Highlights & Insights¶
- Scalability by Design: The cluster-centric motion field is clever—computation is local and constant per Gaussian, but capacity can expand infinitely via splitting. This "fixed computation + dynamic capacity" paradigm is applicable beyond 4DGS.
- Three-stage Refinement: The transition from conservative (unidirectional) to aggressive (global) optimization is a critical engineering strategy for preventing divergence in progressive systems.
- Shadow Modeling: Addressing transient shadows independently prevents them from corrupting the foreground geometry, solving a common but often neglected artifact in dynamic reconstruction.
Limitations & Future Work¶
- Prior Dependence: Relies heavily on pre-trained 2D models (depth, segmentation, tracking); errors in these priors propagate to the final output.
- Heuristic Splitting: Adaptive control depends on HDBSCAN and distance thresholds, which might require tuning for extreme motion patterns.
- Evaluation Scale: Validated on DAVIS, DyCheck, and NVIDIA; testing on larger outdoor environments remains future work.
Related Work & Insights¶
- vs. Shape of Motion: SoM uses global shared bases; MotionScale uses localized, adaptive bases and outperforms SoM significantly in long sequences and large-motion scenarios.

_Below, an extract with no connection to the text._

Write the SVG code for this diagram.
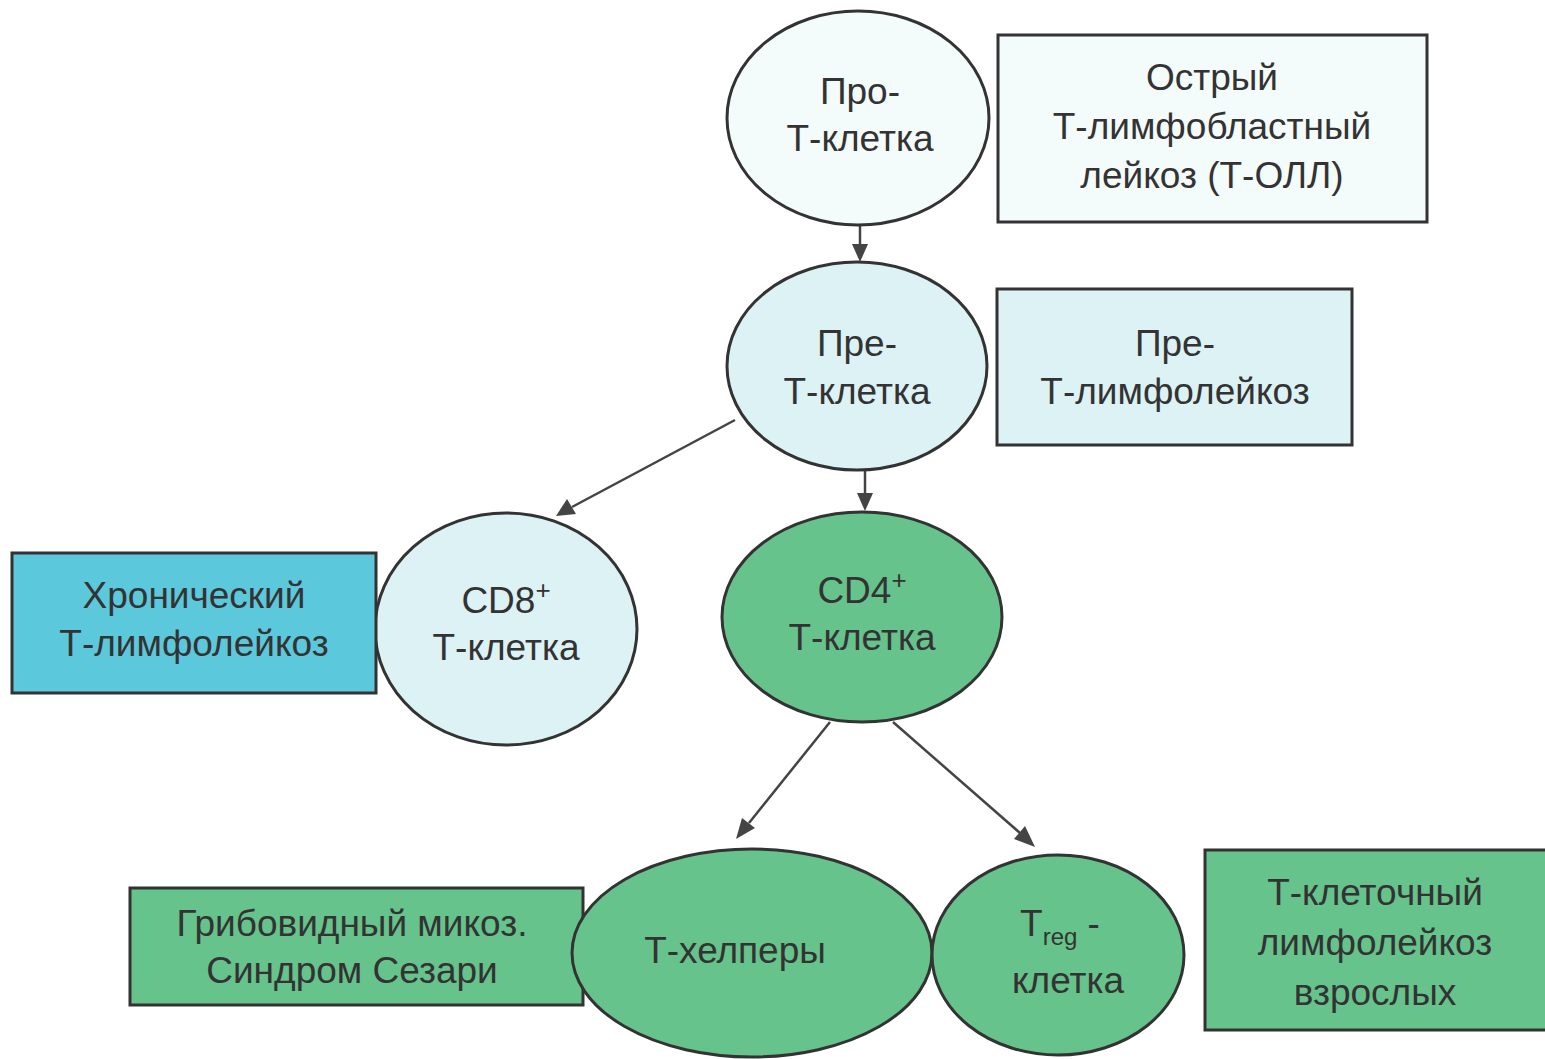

- vs. GFlow: GFlow often produces "cloudy" artifacts under large displacements. MotionScale maintains geometric clarity through progressive optimization and cluster constraints.
- vs. 4D-Fly: While PSNR is comparable, MotionScale shows clear advantages in SSIM and 3D tracking, demonstrating superior geometric consistency.
Rating¶
- Novelty: ⭐⭐⭐⭐ The combination of cluster-centric motion and adaptive splitting is a distinct innovation within the 4DGS evolution.
- Experimental Thoroughness: ⭐⭐⭐⭐⭐ Comprehensive evaluation across three datasets with diverse NVS and tracking metrics.
- Writing Quality: ⭐⭐⭐⭐ Clear methodology and intuitive diagrams, though formula density is high.
- Value: ⭐⭐⭐⭐ Advances the SOTA in monocular 4D reconstruction with a scalable motion design.